Wednesday, July 26, 2017

Truck Turner (1974)

Director: Jonathan Kaplan                                Writers: Oscar Williams & Michael Allin
Film Score: Isaac Hayes                                   Cinematography: Charles F. Wheeler
Starring: Isaac Hayes, Yaphet Kotto, Alan Weeks and Nichelle Nichols

After the massive success of his soundtrack to the film Shaft, Isaac Hayes was able to position himself as a movie star for a couple of years during the tail end of the Blaxploitation craze. But while certain among those films continue to be relevant as cinema today, Truck Turner isn’t one of them. This was the second of two films Hayes starred in, after appearing in Three Tough Guys the year before, and was intended to be the bottom half of a double-bill with Foxy Brown. And while the film is unable to rise above an execrable screenplay and some terrible acting, Hayes himself, along with the great Yaphet Kotto, manage to hold their own. The odd nature of the story—Hayes as a bounty hunter who never gets hassled by the police, even after killing half a dozen people—only makes sense in retrospect. The initial plan for the film was to have an aging star like Lee Marvin or Robert Mitchum play the lead, but the low-budget nature of what American International Pictures could produce kept even those stars away, so studio executive Larry Gordon made the decision to hire a black principal cast and have the screenplay rewritten accordingly.

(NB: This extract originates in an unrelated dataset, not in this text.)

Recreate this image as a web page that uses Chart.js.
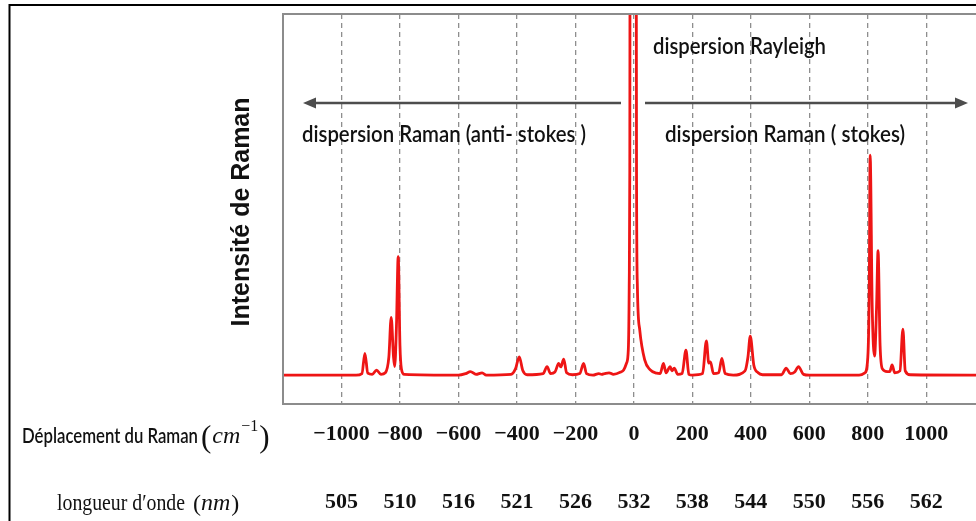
<!DOCTYPE html>
<html>
<head>
<meta charset="utf-8">
<script src="https://cdn.jsdelivr.net/npm/chart.js@4/dist/chart.umd.min.js"></script>
<style>
html,body{margin:0;padding:0;background:#fff;}
#wrap{width:976px;height:521px;position:relative;overflow:hidden;}
</style>
</head>
<body>
<div id="wrap"><canvas id="c" width="976" height="521"></canvas></div>
<script>
// ---- Data ----
// Raman shift (cm^-1)
const ramanShift = [
  -1200, -950, -930, -920, -910, -895, -880, -865, -850, -838, -830, -822, -818, -812, -806, -800, -795, -785,
  -600, -575, -559, -540, -519, -505, -420, -405, -392, -380, -365, -310, -297, -285, -270, -257, -250, -240,
  -230, -210, -185, -172, -162, -140, -120, -110, -100, -85, -70, -45, -35, -25, -19, -16, -14, -13,
  8, 9, 12, 20, 37, 55, 78, 90, 101, 110, 124, 130, 138, 150, 165, 178, 188, 200, 235, 248, 256, 262,
  272, 290, 301, 312, 340, 380, 390, 398, 410, 425, 440, 505, 521, 535, 550, 563, 580, 600, 770, 790,
  800, 805, 808, 815, 823, 830, 835, 842, 850, 866, 875, 883, 892, 910, 920, 928, 945, 1170
];
// Intensity (arbitrary units)
const intensity = [
  7.4, 7.4, 7.8, 13.0, 7.9, 7.6, 8.7, 7.6, 8.0, 12.0, 22.2, 12.0, 9.6, 20.0, 37.8, 15.0, 9.0, 7.6,
  7.4, 7.8, 8.3, 7.6, 8.0, 7.4, 7.6, 9.0, 12.1, 8.6, 7.5, 7.8, 9.6, 7.8, 8.2, 10.4, 9.5, 11.5,
  8.0, 7.5, 7.8, 10.4, 7.8, 7.4, 7.8, 7.6, 7.8, 8.0, 7.6, 8.2, 8.7, 10.5, 14.0, 30.0, 60.0, 120.0,
  120.0, 60.0, 30.0, 19.0, 11.3, 8.8, 7.9, 7.8, 10.4, 8.0, 9.6, 8.5, 9.2, 7.6, 7.8, 13.8, 7.6, 7.4, 7.8, 16.2, 10.5, 10.8,
  7.8, 8.0, 11.7, 7.8, 7.4, 8.5, 12.0, 17.4, 10.0, 8.0, 7.5, 7.5, 9.2, 7.8, 8.2, 9.6, 7.6, 7.4, 7.4, 8.0,
  12.0, 30.0, 63.8, 25.0, 12.3, 25.0, 39.3, 15.0, 9.0, 8.3, 8.3, 10.0, 8.0, 8.5, 19.2, 8.5, 7.5, 7.4
];
// Axis ticks
const shiftTicks = [-1000, -800, -600, -400, -200, 0, 200, 400, 600, 800, 1000];
const shiftTickLabels = ['−1000', '−800', '−600', '−400', '−200', '0', '200', '400', '600', '800', '1000'];
const wavelengthTickLabels = ['505', '510', '516', '521', '526', '532', '538', '544', '550', '556', '562'];
// Texts
const yTitle = 'Intensité de Raman';
const txtRayleigh = 'dispersion Rayleigh';
const txtAntiStokes = 'dispersion Raman (anti- stokes )';
const txtStokes = 'dispersion Raman ( stokes)';
const row1Title = 'Déplacement du Raman';
const row2Title = 'longueur d′onde';

const points = ramanShift.map((x, i) => ({x: x, y: intensity[i]}));

function fitSize(ctx, text, width, style, family) {
  ctx.font = style + ' 100px ' + family;
  return 100 * width / ctx.measureText(text).width;
}
// draw text at a given font size, squeezed horizontally to a target width
function drawFit(ctx, text, x, y, width, size, style, family, color) {
  ctx.save();
  ctx.font = style + ' ' + size + 'px ' + family;
  const sx = Math.min(1.15, width / ctx.measureText(text).width);
  ctx.fillStyle = color;
  ctx.textAlign = 'left';
  ctx.textBaseline = 'alphabetic';
  ctx.translate(x, y);
  ctx.scale(sx, 1);
  ctx.fillText(text, 0, 0);
  ctx.restore();
}
function arrow(ctx, x1, x2, y, color) {
  ctx.save();
  ctx.strokeStyle = color; ctx.fillStyle = color; ctx.lineWidth = 2.5;
  const dir = Math.sign(x2 - x1);
  ctx.beginPath(); ctx.moveTo(x1, y); ctx.lineTo(x2 - dir * 8, y); ctx.stroke();
  ctx.beginPath(); ctx.moveTo(x2, y); ctx.lineTo(x2 - dir * 13, y - 5.5); ctx.lineTo(x2 - dir * 13, y + 5.5); ctx.closePath(); ctx.fill();
  ctx.restore();
}

const decor = {
  id: 'decor',
  beforeDraw(chart) {
    const ctx = chart.ctx;
    ctx.save();
    ctx.fillStyle = '#fff';
    ctx.fillRect(0, 0, chart.width, chart.height);
    ctx.restore();
  },
  afterDraw(chart) {
    const ctx = chart.ctx;
    const a = chart.chartArea;
    ctx.save();
    // outer black frame
    ctx.strokeStyle = '#000'; ctx.lineWidth = 2;
    ctx.beginPath(); ctx.moveTo(9.5, 521); ctx.lineTo(9.5, 5); ctx.lineTo(976, 5); ctx.stroke();
    // plot frame
    ctx.strokeStyle = '#8c8c8c'; ctx.lineWidth = 2;
    ctx.beginPath();
    ctx.moveTo(976, a.top); ctx.lineTo(a.left, a.top); ctx.lineTo(a.left, a.bottom); ctx.lineTo(976, a.bottom);
    ctx.stroke();
    // arrows
    arrow(ctx, 621, 303, 103, '#4d4d4d');
    arrow(ctx, 645, 968, 103, '#4d4d4d');
    // annotation texts
    drawFit(ctx, txtRayleigh, 653, 54, 173, 22, '600', 'Lato', '#111');
    drawFit(ctx, txtAntiStokes, 302, 142, 284, 22, '600', 'Lato', '#111');
    drawFit(ctx, txtStokes, 665, 142, 240, 22, '600', 'Lato', '#111');
    // y title
    ctx.save();
    ctx.translate(249, 212);
    ctx.rotate(-Math.PI / 2);
    const ys = fitSize(ctx, yTitle, 229, 'bold', '"Liberation Sans"');
    ctx.font = 'bold ' + ys.toFixed(2) + 'px "Liberation Sans"';
    ctx.fillStyle = '#111'; ctx.textAlign = 'center'; ctx.textBaseline = 'alphabetic';
    ctx.fillText(yTitle, 0, 0);
    ctx.restore();
    // row 1 title
    drawFit(ctx, row1Title, 22, 443, 176, 20.5, '600', 'Lato', '#111');
    let x = 201;
    ctx.fillStyle = '#111'; ctx.textBaseline = 'alphabetic'; ctx.textAlign = 'left';
    ctx.font = 'normal 31px "Liberation Serif"';
    ctx.fillText('(', x, 447); x += ctx.measureText('(').width + 1;
    ctx.font = 'italic 24px "Liberation Serif"';
    ctx.fillText('cm', x, 443); x += ctx.measureText('cm').width + 1;
    ctx.font = 'normal 16px "Liberation Serif"';
    ctx.fillText('−1', x, 431); x += ctx.measureText('−1').width + 1;
    ctx.font = 'normal 31px "Liberation Serif"';
    ctx.fillText(')', x, 447);
    // row 2 title
    drawFit(ctx, row2Title, 57, 510, 128, 23, 'normal', '"Liberation Serif"', '#111');
    x = 193;
    ctx.font = 'normal 24px "Liberation Serif"';
    ctx.fillText('(', x, 511); x += ctx.measureText('(').width;
    ctx.font = 'italic 24px "Liberation Serif"';
    ctx.fillText('nm', x, 510); x += ctx.measureText('nm').width + 1;
    ctx.font = 'normal 24px "Liberation Serif"';
    ctx.fillText(')', x, 511);
    ctx.restore();
  }
};

const setTicks = (scale) => { scale.ticks = shiftTicks.map(v => ({value: v})); };

new Chart(document.getElementById('c'), {
  type: 'line',
  data: {
    datasets: [{
      data: points,
      borderColor: '#ee1515',
      borderWidth: 2.8,
      pointRadius: 0,
      fill: false,
      cubicInterpolationMode: 'monotone'
    }]
  },
  options: {
    responsive: false,
    animation: false,
    devicePixelRatio: 1,
    layout: {padding: {left: 283, top: 14, right: 0, bottom: 0}},
    plugins: {legend: {display: false}, tooltip: {enabled: false}},
    scales: {
      x: {
        type: 'linear', position: 'bottom', weight: 1,
        min: -1200, max: 1170,
        afterBuildTicks: setTicks,
        afterFit: (s) => { s.height = 58; },
        grid: {display: true, drawOnChartArea: true, drawTicks: false, color: '#8e8e8e', lineWidth: 1.3},
        border: {display: false, dash: [5, 4]},
        ticks: {
          autoSkip: false, maxRotation: 0, padding: 17.4, color: '#111',
          font: {family: '"Liberation Serif"', size: 22, weight: 'bold'},
          callback: (v) => shiftTickLabels[shiftTicks.indexOf(v)]
        }
      },
      x2: {
        type: 'linear', position: 'bottom', weight: 2,
        min: -1200, max: 1170,
        afterBuildTicks: setTicks,
        afterFit: (s) => { s.height = 59; },
        grid: {display: false, drawTicks: false},
        border: {display: false},
        ticks: {
          autoSkip: false, maxRotation: 0, padding: 27.4, color: '#111',
          font: {family: '"Liberation Serif"', size: 22, weight: 'bold'},
          callback: (v) => wavelengthTickLabels[shiftTicks.indexOf(v)]
        }
      },
      y: {display: false, min: 0, max: 100}
    }
  },
  plugins: [decor]
});
</script>
</body>
</html>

The film opens on the streets of L.A., with Hayes’ impressive opening theme. It’s not the equal of Shaft, but it definitely has the composer’s often imitated and never equaled sound. Once inside Hayes’ apartment the phone begins to ring, and a slow, loving pan across the place reveals something on the order of an anti-Shaft, in the way that there are dirty dishes, empty food containers, and a general mess. His partner, Alan Weeks, is calling to say they have a job picking up bail jumper Don Megowan. After a run in with the guards on the Army base they finally convince officious major James Millhollan to release Megowan and Hayes goes mano a mano with him in a field after being taunted one too many times. After taking the prisoner to jail, the two men collect their pay from bail bondsman Sam Laws. Later, defense lawyer Dick Miller needs the two to pick up a dangerous pimp, Paul Harris, and so the first place Hayes and Weeks go is the beauty salon. According to Hayes, “If you want to find a rooster you got to check out the hens.” There he finds Harris’s woman Nichelle Nichols who, in spite of her fury, exposes Harris, all of which leads to a car chase and a shoot out. When Harris is killed, Nichols gathers all of the major criminals in town, including Harris’s enemy, Yaphet Kotto, and puts a contract out on Hayes. The last third of the film is Hayes having to kill or be killed as they all go after the money.

In terms of the acting Weeks is, well, weak. He’s good looking on camera but tends to overact. The same goes for Nichols. But for all of them they are saddled with a profanity and n-word laden script that contains nothing close to subtlety. Hayes’ relationship in the film is with Annazette Chase, which could have been interesting but isn’t given enough time to go anywhere. Scatman Crothers makes an appearance as a retired pimp, Stan Shaw as a hood, and Eddie Smith as a dope dealer, but to little effect. If there is one element of the film that stands out, however, it’s Kotto’s death scene. It may be one of the best in all of cinema. The realism is so startling I’m tempted to say the film is worth getting just for this, but the presence of Kotto in the second half of the film as well as Hayes and his score are two more reasons. At the end of the scene comes the startling use of a body camera pointed up at Kotto’s face as he stumbles toward his car which, while not unique, is used so infrequently in twentieth century film that it draws attention to itself in a good way. Had Hayes’ score for Shaft not been such a monster hit, the Truck Turner score might have done incredibly well, but by then Stax was on its last legs and the score wasn’t quite as memorable. Ultimately, Truck Turner is not a good film. By this time Blaxploitation was on the way out and it shows. Bad acting and a horrible screenplay doomed it to be little more than a low-budged embarrassment. Watch it for Kotto and Hayes’s score, but don’t expect more.